GOAL –
Return the records word for word. Any pictures in them are not part of the copy.

EXERCISE DATA –
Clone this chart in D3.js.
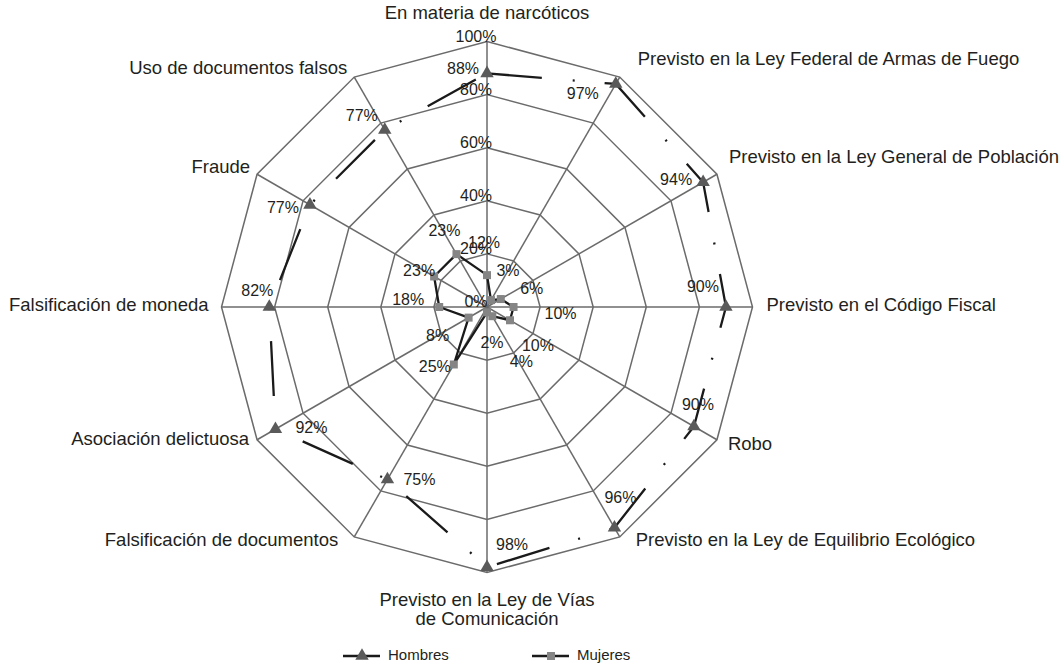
<!DOCTYPE html>
<html>
<head>
<meta charset="utf-8">
<script src="https://cdn.jsdelivr.net/npm/d3@7"></script>
<style>
  body { margin: 0; background: #fff; }
  text { font-family: "Liberation Sans", Arial, sans-serif; fill: #231f20; }
</style>
</head>
<body>
<svg id="chart" width="1064" height="663"></svg>
<script>
// categories clockwise from the top
const categories = [
  "En materia de narcóticos",
  "Previsto en la Ley Federal de Armas de Fuego",
  "Previsto en la Ley General de Población",
  "Previsto en el Código Fiscal",
  "Robo",
  "Previsto en la Ley de Equilibrio Ecológico",
  "Previsto en la Ley de Vías|de Comunicación",
  "Falsificación de documentos",
  "Asociación delictuosa",
  "Falsificación de moneda",
  "Fraude",
  "Uso de documentos falsos"
];
const hombres = [88, 97, 94, 90, 90, 96, 98, 75, 92, 82, 77, 77];
const mujeres = [12, 3, 6, 10, 10, 4, 2, 25, 8, 18, 23, 23];
const ticks = [0, 20, 40, 60, 80, 100];
const seriesNames = ["Hombres", "Mujeres"];

// label nudges (layout only), [dx, dy] from the point
const catNudge = [[0, -27], [18, -17], [12, -16], [14, -1], [11, 5], [16, 4],
                  [0, 0], [-16, 4], [-8, 0], [-13, -1], [-7, -6], [-7, -8]];
const hNudge = [[-24, -4], [-33, 11], [-27, -1], [-23, -19], [4, -21], [6, -29],
                [25, -21], [32, 1], [36, 0], [-12, -15], [-27, 4], [-23, -13]];
const mNudge = [[-3, -31], [17, -28], [31, -9], [47, 8], [28, 27], [29, 47],
                [5, 31], [-19, 3], [-31, 19], [-31, -6], [-15, -5], [-12, -22]];

const cx = 487, cy = 307, R = 265.5;
const svg = d3.select("#chart");
const g = svg.append("g").attr("transform", `translate(${cx},${cy})`);

const r = d3.scaleLinear().domain([0, 100]).range([0, R]);
const ang = d3.scaleLinear().domain([0, categories.length]).range([0, 2 * Math.PI]);
const px = (i, v) => r(v) * Math.sin(ang(i));
const py = (i, v) => -r(v) * Math.cos(ang(i));
const idx = d3.range(categories.length);

const gridColor = "#6b6b6b";
const radial = d3.lineRadial().angle((d, i) => ang(i)).radius(d => r(d)).curve(d3.curveLinearClosed);

// rings
g.selectAll("path.ring")
  .data(ticks.filter(t => t > 0)).enter()
  .append("path")
  .attr("d", t => radial(idx.map(() => t)))
  .attr("fill", "none")
  .attr("stroke", gridColor)
  .attr("stroke-width", 1.5);

// spokes
g.selectAll("line.spoke")
  .data(idx).enter()
  .append("line")
  .attr("x1", 0).attr("y1", 0)
  .attr("x2", i => px(i, 100))
  .attr("y2", i => py(i, 100))
  .attr("stroke", gridColor)
  .attr("stroke-width", 1.5);

// tick labels
g.selectAll("text.tick")
  .data(ticks).enter()
  .append("text")
  .attr("x", -11)
  .attr("y", t => -r(t) - 4)
  .attr("text-anchor", "middle")
  .attr("dominant-baseline", "middle")
  .style("font-size", "16px")
  .text(t => t + "%");

// category labels
idx.forEach(i => {
  const x = px(i, 100) + catNudge[i][0];
  const y = py(i, 100) + catNudge[i][1];
  const s = Math.sin(ang(i));
  const anchor = Math.abs(s) < 0.01 ? "middle" : (s > 0 ? "start" : "end");
  const lines = categories[i].split("|");
  const t = g.append("text")
    .attr("text-anchor", anchor)
    .style("font-size", "18.5px");
  if (i === 6) {
    lines.forEach((ln, k) => t.append("tspan").attr("x", x).attr("y", y + 33 + k * 19).text(ln));
  } else {
    t.attr("x", x).attr("y", y).attr("dominant-baseline", "middle").text(lines[0]);
  }
});

// series lines
const seriesLine = vals => radial(vals);
g.append("path")
  .attr("d", seriesLine(mujeres))
  .attr("fill", "none")
  .attr("stroke", "#1a1a1a")
  .attr("stroke-width", 2.3)
  .attr("stroke-linejoin", "round");

g.append("path")
  .attr("d", seriesLine(hombres))
  .attr("fill", "none")
  .attr("stroke", "#1a1a1a")
  .attr("stroke-width", 2.3)
  .attr("stroke-dasharray", "55 31 2 30");

// markers
const tri = d3.symbol().type(d3.symbolTriangle).size(78);
const sq = d3.symbol().type(d3.symbolSquare).size(64);

g.selectAll("path.hm")
  .data(hombres).enter()
  .append("path")
  .attr("d", tri)
  .attr("transform", (v, i) => `translate(${px(i, v)},${py(i, v)})`)
  .attr("fill", "#5a5a5a");

g.selectAll("path.mm")
  .data(mujeres).enter()
  .append("path")
  .attr("d", sq)
  .attr("transform", (v, i) => `translate(${px(i, v)},${py(i, v)})`)
  .attr("fill", "#858585");

// data labels
g.selectAll("text.hl")
  .data(hombres).enter()
  .append("text")
  .attr("x", (v, i) => px(i, v) + hNudge[i][0])
  .attr("y", (v, i) => py(i, v) + hNudge[i][1])
  .attr("text-anchor", "middle")
  .attr("dominant-baseline", "middle")
  .style("font-size", "16px")
  .text(v => v + "%");

g.selectAll("text.ml")
  .data(mujeres).enter()
  .append("text")
  .attr("x", (v, i) => px(i, v) + mNudge[i][0])
  .attr("y", (v, i) => py(i, v) + mNudge[i][1])
  .attr("text-anchor", "middle")
  .attr("dominant-baseline", "middle")
  .style("font-size", "16px")
  .text(v => v + "%");

// legend
const legend = svg.append("g").attr("transform", "translate(343,656)");
const legendX = d3.scalePoint().domain(seriesNames).range([0, 189]);
seriesNames.forEach((name, k) => {
  const lg = legend.append("g").attr("transform", `translate(${legendX(name)},0)`);
  lg.append("line").attr("x1", 0).attr("x2", 37).attr("y1", 0).attr("y2", 0)
    .attr("stroke", "#1a1a1a").attr("stroke-width", 2.3);
  lg.append("path")
    .attr("d", k === 0 ? tri : sq)
    .attr("transform", "translate(19,0)")
    .attr("fill", k === 0 ? "#5a5a5a" : "#858585");
  lg.append("text")
    .attr("x", 45).attr("y", 0)
    .attr("dominant-baseline", "middle")
    .style("font-size", "15px")
    .text(name);
});
</script>
</body>
</html>
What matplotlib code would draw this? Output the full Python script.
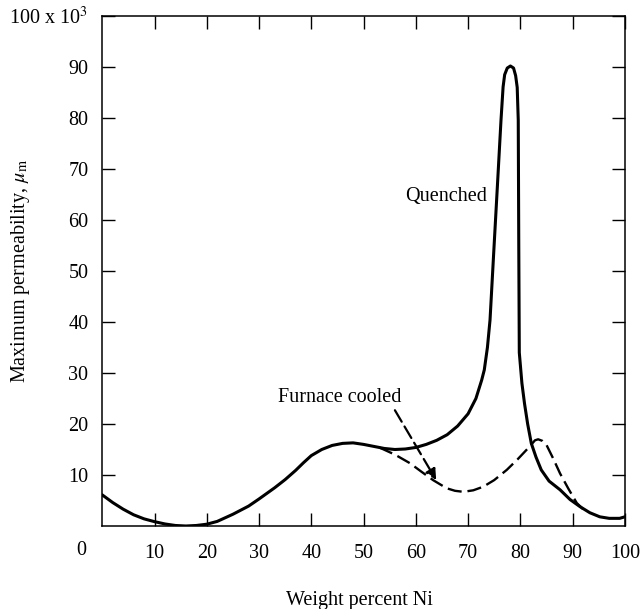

SOLUTION TO THE EXERCISE –
Clone this chart in D3.js.
<!DOCTYPE html>
<html>
<head>
<meta charset="utf-8">
<script src="https://cdn.jsdelivr.net/npm/d3@7"></script>
<style>
  body { margin: 0; background: #fff; }
  text { font-family: "Liberation Sans", Arial, sans-serif; fill: #231f20; }
</style>
</head>
<body>
<svg id="chart" width="1064" height="663"></svg>
<script>
// categories clockwise from the top
const categories = [
  "En materia de narcóticos",
  "Previsto en la Ley Federal de Armas de Fuego",
  "Previsto en la Ley General de Población",
  "Previsto en el Código Fiscal",
  "Robo",
  "Previsto en la Ley de Equilibrio Ecológico",
  "Previsto en la Ley de Vías|de Comunicación",
  "Falsificación de documentos",
  "Asociación delictuosa",
  "Falsificación de moneda",
  "Fraude",
  "Uso de documentos falsos"
];
const hombres = [88, 97, 94, 90, 90, 96, 98, 75, 92, 82, 77, 77];
const mujeres = [12, 3, 6, 10, 10, 4, 2, 25, 8, 18, 23, 23];
const ticks = [0, 20, 40, 60, 80, 100];
const seriesNames = ["Hombres", "Mujeres"];

// label nudges (layout only), [dx, dy] from the point
const catNudge = [[0, -27], [18, -17], [12, -16], [14, -1], [11, 5], [16, 4],
                  [0, 0], [-16, 4], [-8, 0], [-13, -1], [-7, -6], [-7, -8]];
const hNudge = [[-24, -4], [-33, 11], [-27, -1], [-23, -19], [4, -21], [6, -29],
                [25, -21], [32, 1], [36, 0], [-12, -15], [-27, 4], [-23, -13]];
const mNudge = [[-3, -31], [17, -28], [31, -9], [47, 8], [28, 27], [29, 47],
                [5, 31], [-19, 3], [-31, 19], [-31, -6], [-15, -5], [-12, -22]];

const cx = 487, cy = 307, R = 265.5;
const svg = d3.select("#chart");
const g = svg.append("g").attr("transform", `translate(${cx},${cy})`);

const r = d3.scaleLinear().domain([0, 100]).range([0, R]);
const ang = d3.scaleLinear().domain([0, categories.length]).range([0, 2 * Math.PI]);
const px = (i, v) => r(v) * Math.sin(ang(i));
const py = (i, v) => -r(v) * Math.cos(ang(i));
const idx = d3.range(categories.length);

const gridColor = "#6b6b6b";
const radial = d3.lineRadial().angle((d, i) => ang(i)).radius(d => r(d)).curve(d3.curveLinearClosed);

// rings
g.selectAll("path.ring")
  .data(ticks.filter(t => t > 0)).enter()
  .append("path")
  .attr("d", t => radial(idx.map(() => t)))
  .attr("fill", "none")
  .attr("stroke", gridColor)
  .attr("stroke-width", 1.5);

// spokes
g.selectAll("line.spoke")
  .data(idx).enter()
  .append("line")
  .attr("x1", 0).attr("y1", 0)
  .attr("x2", i => px(i, 100))
  .attr("y2", i => py(i, 100))
  .attr("stroke", gridColor)
  .attr("stroke-width", 1.5);

// tick labels
g.selectAll("text.tick")
  .data(ticks).enter()
  .append("text")
  .attr("x", -11)
  .attr("y", t => -r(t) - 4)
  .attr("text-anchor", "middle")
  .attr("dominant-baseline", "middle")
  .style("font-size", "16px")
  .text(t => t + "%");

// category labels
idx.forEach(i => {
  const x = px(i, 100) + catNudge[i][0];
  const y = py(i, 100) + catNudge[i][1];
  const s = Math.sin(ang(i));
  const anchor = Math.abs(s) < 0.01 ? "middle" : (s > 0 ? "start" : "end");
  const lines = categories[i].split("|");
  const t = g.append("text")
    .attr("text-anchor", anchor)
    .style("font-size", "18.5px");
  if (i === 6) {
    lines.forEach((ln, k) => t.append("tspan").attr("x", x).attr("y", y + 33 + k * 19).text(ln));
  } else {
    t.attr("x", x).attr("y", y).attr("dominant-baseline", "middle").text(lines[0]);
  }
});

// series lines
const seriesLine = vals => radial(vals);
g.append("path")
  .attr("d", seriesLine(mujeres))
  .attr("fill", "none")
  .attr("stroke", "#1a1a1a")
  .attr("stroke-width", 2.3)
  .attr("stroke-linejoin", "round");

g.append("path")
  .attr("d", seriesLine(hombres))
  .attr("fill", "none")
  .attr("stroke", "#1a1a1a")
  .attr("stroke-width", 2.3)
  .attr("stroke-dasharray", "55 31 2 30");

// markers
const tri = d3.symbol().type(d3.symbolTriangle).size(78);
const sq = d3.symbol().type(d3.symbolSquare).size(64);

g.selectAll("path.hm")
  .data(hombres).enter()
  .append("path")
  .attr("d", tri)
  .attr("transform", (v, i) => `translate(${px(i, v)},${py(i, v)})`)
  .attr("fill", "#5a5a5a");

g.selectAll("path.mm")
  .data(mujeres).enter()
  .append("path")
  .attr("d", sq)
  .attr("transform", (v, i) => `translate(${px(i, v)},${py(i, v)})`)
  .attr("fill", "#858585");

// data labels
g.selectAll("text.hl")
  .data(hombres).enter()
  .append("text")
  .attr("x", (v, i) => px(i, v) + hNudge[i][0])
  .attr("y", (v, i) => py(i, v) + hNudge[i][1])
  .attr("text-anchor", "middle")
  .attr("dominant-baseline", "middle")
  .style("font-size", "16px")
  .text(v => v + "%");

g.selectAll("text.ml")
  .data(mujeres).enter()
  .append("text")
  .attr("x", (v, i) => px(i, v) + mNudge[i][0])
  .attr("y", (v, i) => py(i, v) + mNudge[i][1])
  .attr("text-anchor", "middle")
  .attr("dominant-baseline", "middle")
  .style("font-size", "16px")
  .text(v => v + "%");

// legend
const legend = svg.append("g").attr("transform", "translate(343,656)");
const legendX = d3.scalePoint().domain(seriesNames).range([0, 189]);
seriesNames.forEach((name, k) => {
  const lg = legend.append("g").attr("transform", `translate(${legendX(name)},0)`);
  lg.append("line").attr("x1", 0).attr("x2", 37).attr("y1", 0).attr("y2", 0)
    .attr("stroke", "#1a1a1a").attr("stroke-width", 2.3);
  lg.append("path")
    .attr("d", k === 0 ? tri : sq)
    .attr("transform", "translate(19,0)")
    .attr("fill", k === 0 ? "#5a5a5a" : "#858585");
  lg.append("text")
    .attr("x", 45).attr("y", 0)
    .attr("dominant-baseline", "middle")
    .style("font-size", "15px")
    .text(name);
});
</script>
</body>
</html>
What matplotlib code would draw this? Output the full Python script.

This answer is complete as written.